The second research question asks which types of weather events have the greatest economic consequences. Economic impact was measured by combining property damage and crop damage after converting the damage exponent variables into dollar-value multipliers.
barplot(top_economic$economic_damage / 1000000000,
names.arg = top_economic$EVTYPE,
las = 2,
main = "Top 10 Weather Events by Economic Damage",
ylab = "Total Economic Damage in Billions of Dollars",
cex.names = 0.7)
Based on the results, flood-related events have some of the greatest economic consequences. Floods caused very large property and crop damage across the United States.

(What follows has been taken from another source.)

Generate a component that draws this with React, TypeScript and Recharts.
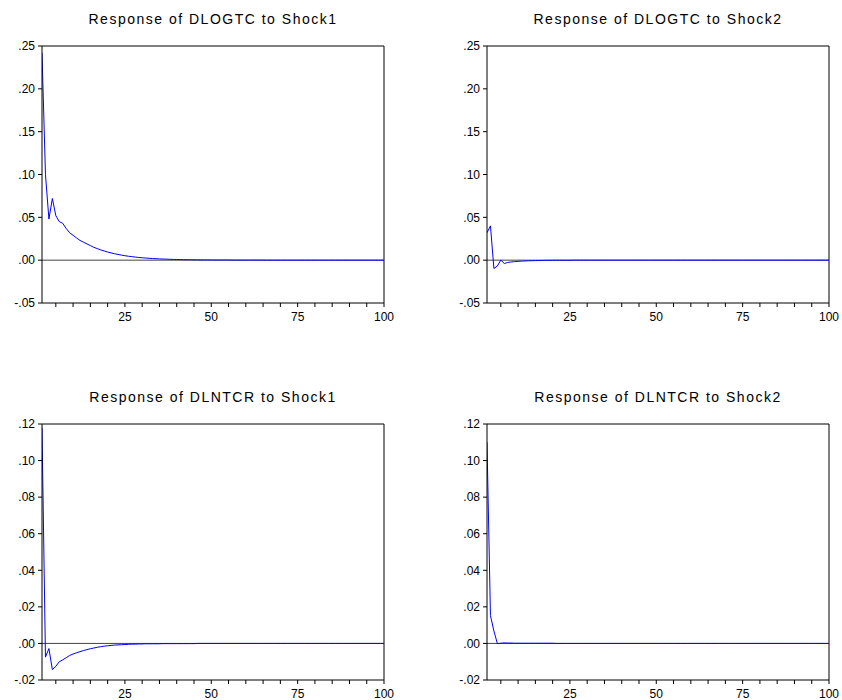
import React from "react";
import { LineChart, Line, XAxis, YAxis, ReferenceLine } from "recharts";

// Impulse-response horizon (periods 1..100)
const periods: number[] = Array.from({ length: 100 }, (_, i) => i + 1);

// Response of DLOGTC to Shock1
const dlogtcShock1: number[] = [
  0.242, 0.100, 0.048, 0.072, 0.052, 0.045, 0.043, 0.037, 0.032, 0.029,
  0.026, 0.023, 0.021, 0.019, 0.017, 0.015, 0.0135, 0.012, 0.0107, 0.0095,
  0.0085, 0.0075, 0.0067, 0.0059, 0.0052, 0.0046, 0.0041, 0.0036, 0.0032, 0.0028,
  0.0025, 0.0022, 0.0019, 0.0017, 0.0015, 0.0013, 0.0012, 0.0010, 0.0009, 0.0008,
  0.0007, 0.0006, 0.0005, 0.0005, 0.0004, 0.0004, 0.0003, 0.0003, 0.0003, 0.0002,
  0.0002, 0.0002, 0.0002, 0.0002, 0.0002, 0.0001, 0.0001, 0.0001, 0.0001, 0.0001,
  0.0001, 0.0001, 0.0001, 0.0001, 0.0001, 0, 0, 0, 0, 0,
  0, 0, 0, 0, 0, 0, 0, 0, 0, 0,
  0, 0, 0, 0, 0, 0, 0, 0, 0, 0,
  0, 0, 0, 0, 0, 0, 0, 0, 0, 0,
];

// Response of DLOGTC to Shock2
const dlogtcShock2: number[] = [
  0.032, 0.040, -0.0097, -0.0068, 0.0001, -0.0039, -0.0027, -0.0021, -0.0017, -0.0014,
  -0.0011, -0.0009, -0.0007, -0.0006, -0.0005, -0.0004, -0.0003, -0.0002, -0.0002, -0.0001,
  -0.0001, -0.0001, -0.0001, -0.0001, -0.0001, 0, 0, 0, 0, 0,
  0, 0, 0, 0, 0, 0, 0, 0, 0, 0,
  0, 0, 0, 0, 0, 0, 0, 0, 0, 0,
  0, 0, 0, 0, 0, 0, 0, 0, 0, 0,
  0, 0, 0, 0, 0, 0, 0, 0, 0, 0,
  0, 0, 0, 0, 0, 0, 0, 0, 0, 0,
  0, 0, 0, 0, 0, 0, 0, 0, 0, 0,
  0, 0, 0, 0, 0, 0, 0, 0, 0, 0,
];

// Response of DLNTCR to Shock1
const dlntcrShock1: number[] = [
  0.118, -0.0075, -0.0028, -0.0143, -0.0125, -0.0100, -0.0090, -0.0078, -0.0066, -0.0058,
  -0.0051, -0.0045, -0.0039, -0.0034, -0.0029, -0.0025, -0.0021, -0.0018, -0.0015, -0.0013,
  -0.0011, -0.0009, -0.0008, -0.0007, -0.0006, -0.0005, -0.0004, -0.0004, -0.0003, -0.0003,
  -0.0002, -0.0002, -0.0002, -0.0002, -0.0002, -0.0001, -0.0001, -0.0001, -0.0001, -0.0001,
  -0.0001, -0.0001, -0.0001, -0.0001, -0.0001, 0, 0, 0, 0, 0,
  0, 0, 0, 0, 0, 0, 0, 0, 0, 0,
  0, 0, 0, 0, 0, 0, 0, 0, 0, 0,
  0, 0, 0, 0, 0, 0, 0, 0, 0, 0,
  0, 0, 0, 0, 0, 0, 0, 0, 0, 0,
  0, 0, 0, 0, 0, 0, 0, 0, 0, 0,
];

// Response of DLNTCR to Shock2
const dlntcrShock2: number[] = [
  0.110, 0.0152, 0.0068, -0.0001, 0.0001, 0.0003, 0.0002, 0.0002, 0.0001, 0.0001,
  0.0001, 0.0001, 0.0001, 0.0001, 0.0001, 0.0001, 0.0001, 0.0001, 0.0001, 0.0001,
  0, 0, 0, 0, 0, 0, 0, 0, 0, 0,
  0, 0, 0, 0, 0, 0, 0, 0, 0, 0,
  0, 0, 0, 0, 0, 0, 0, 0, 0, 0,
  0, 0, 0, 0, 0, 0, 0, 0, 0, 0,
  0, 0, 0, 0, 0, 0, 0, 0, 0, 0,
  0, 0, 0, 0, 0, 0, 0, 0, 0, 0,
  0, 0, 0, 0, 0, 0, 0, 0, 0, 0,
  0, 0, 0, 0, 0, 0, 0, 0, 0, 0,
];

// Axis ticks
const xTicks: number[] = [5, 10, 15, 20, 25, 30, 35, 40, 45, 50, 55, 60, 65, 70, 75, 80, 85, 90, 95, 100];
const xLabelled: number[] = [25, 50, 75, 100];
const yTicksGtc: number[] = [-0.05, 0, 0.05, 0.1, 0.15, 0.2, 0.25];
const yTicksNtcr: number[] = [-0.02, 0, 0.02, 0.04, 0.06, 0.08, 0.1, 0.12];

const FONT = '"Liberation Sans", Arial, Helvetica, sans-serif';
const YW = 40;
const XH = 30;
const PAD = 10;
const PLOT_W = 342;

const fmtY = (v: number) => {
  const s = Math.abs(v).toFixed(2).replace(/^0/, "");
  return v < 0 ? "-" + s : s;
};
const fmtX = (v: number) => (xLabelled.includes(v) ? String(v) : "");

type PanelProps = {
  left: number;
  top: number;
  plotH: number;
  title: string;
  values: number[];
  yTicks: number[];
};

function Panel({ left, top, plotH, title, values, yTicks }: PanelProps) {
  const data = periods.map((p, i) => ({ period: p, value: values[i] }));
  const yMin = yTicks[0];
  const yMax = yTicks[yTicks.length - 1];
  const tickStyle = { fontSize: 12, fill: "#000", fontFamily: FONT };
  return (
    <>
      <div
        style={{
          position: "absolute",
          left,
          top: top - 35,
          width: PLOT_W,
          textAlign: "center",
          fontFamily: FONT,
          fontSize: 14,
          lineHeight: "16px",
          letterSpacing: "1.5px",
          color: "#000",
          whiteSpace: "nowrap",
        }}
      >
        {title}
      </div>
      <div style={{ position: "absolute", left: left - YW, top: top - PAD }}>
        <LineChart
          width={YW + PLOT_W + PAD}
          height={PAD + plotH + XH}
          data={data}
          margin={{ top: PAD, right: PAD, bottom: 0, left: 0 }}
        >
          <XAxis
            dataKey="period"
            type="number"
            domain={[1, 100]}
            ticks={xTicks}
            tickFormatter={fmtX}
            interval={0}
            height={XH}
            tickSize={4}
            tickMargin={5}
            tick={tickStyle}
            stroke="#000"
            allowDataOverflow
          />
          <YAxis
            type="number"
            domain={[yMin, yMax]}
            ticks={yTicks}
            tickFormatter={fmtY}
            interval={0}
            width={YW}
            tickSize={4}
            tickMargin={3}
            tick={tickStyle}
            stroke="#000"
            allowDataOverflow
          />
          <ReferenceLine y={yMax} stroke="#000" />
          <ReferenceLine x={100} stroke="#000" />
          <ReferenceLine y={0} stroke="#444" />
          <Line
            type="linear"
            dataKey="value"
            stroke="#0000ff"
            strokeWidth={1}
            dot={false}
            isAnimationActive={false}
          />
        </LineChart>
      </div>
    </>
  );
}

export default function App() {
  return (
    <div
      style={{
        position: "absolute",
        left: 0,
        top: 0,
        width: 842,
        height: 700,
        background: "#fff",
        overflow: "hidden",
      }}
    >
      <Panel left={42} top={46} plotH={257} title="Response of DLOGTC to Shock1" values={dlogtcShock1} yTicks={yTicksGtc} />
      <Panel left={487} top={46} plotH={257} title="Response of DLOGTC to Shock2" values={dlogtcShock2} yTicks={yTicksGtc} />
      <Panel left={42} top={424} plotH={256} title="Response of DLNTCR to Shock1" values={dlntcrShock1} yTicks={yTicksNtcr} />
      <Panel left={487} top={424} plotH={256} title="Response of DLNTCR to Shock2" values={dlntcrShock2} yTicks={yTicksNtcr} />
    </div>
  );
}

This analysis shows that the most harmful weather events depend on whether the concern is population health or economic loss. Tornadoes are the most harmful event type for population health when fatalities and injuries are combined. Flood-related events are among the most economically damaging event types when property and crop damage are combined. These findings suggest that emergency preparedness planning should consider both human health effects and financial losses when prioritizing severe weather risks.